ICGC in the next decade

A large proportion of common cancers affecting patients around the world have been or will soon be selected for comprehensive cancer genome studies. Further efforts will be needed to leverage support and expertise to tackle the remaining tumour types, including rare cancers. The challenges of the ICGC are daunting owing to the scope of the initiative, the complexity that is inherent to the heterogeneity of cancer, and the limitations of current technologies to provide accurate long-range assemblies of highly rearranged chromosomes found in tumour cells. These challenges underscore the importance of continued international coordination and further engagement of the scientific community in the next decade.

Moving towards clinical applications

ICGC catalogues, which are expected to grow exponentially, will have immediate relevance in the cancer research community. Early insight into the biology of somatic mutations will come from functional studies in cell-based and animal models of tumours. Mutation screens in retrospective tumour banks linked to registries or clinical trials having significant clinical data will inform on the potential clinical utility of somatic mutations as biomarkers for prognosis or drug-response. Germline variants identified by ICGC projects may allow the discovery of genes predisposing to familial malignancies, such as PALB2 and pancreatic cancer12,34. High throughput screens of RNA interference or small molecule libraries, and the adaptation of existing model systems, will have a major role in refining potential therapeutic candidates for further study35.
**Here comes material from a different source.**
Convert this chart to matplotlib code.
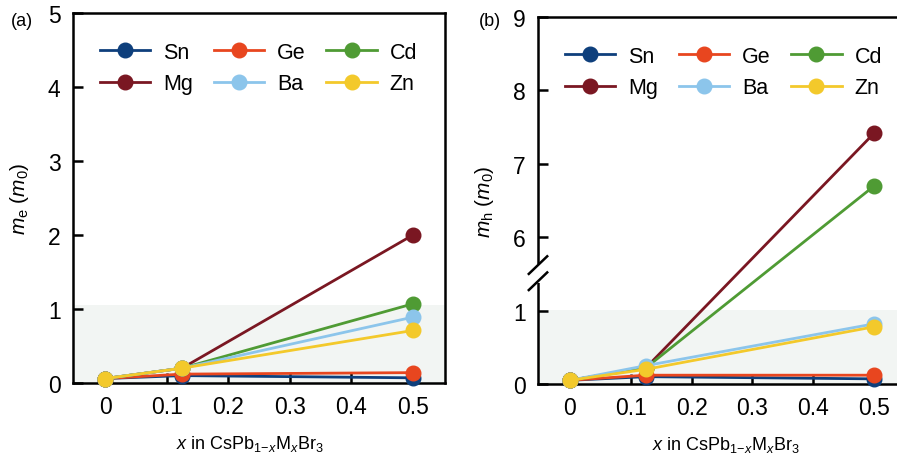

Translating these discoveries into clinical practice will require more sophisticated clinical trials that take into account the increases in phenotypic subdivisions, further coordination to identify subjects having tumours with similar profiles, and increased use of biomarkers, genomic analyses, informatics and other technologies in the clinical development of new therapeutics. Given the tremendous potential for relatively low-cost genomic sequencing to reveal clinically useful information, we anticipate that in the not so distant future, partial or full cancer genomes will routinely be sequenced as part of the clinical evaluation of cancer patients and as part of their continuing clinical management. The successful and appropriate translation of cancer genome research into clinical practice will raise important social and ethical questions. It will be essential to combine the expertise of oncologists, biostatisticians, pathologists, geneticists, policy-makers and members of the biopharmaceutical industry to meet this challenge by developing new policies and clinical models that enable rapid translation of many new biomarkers and cancer targets into new clinical tests and therapeutic interventions that will benefit cancer patients.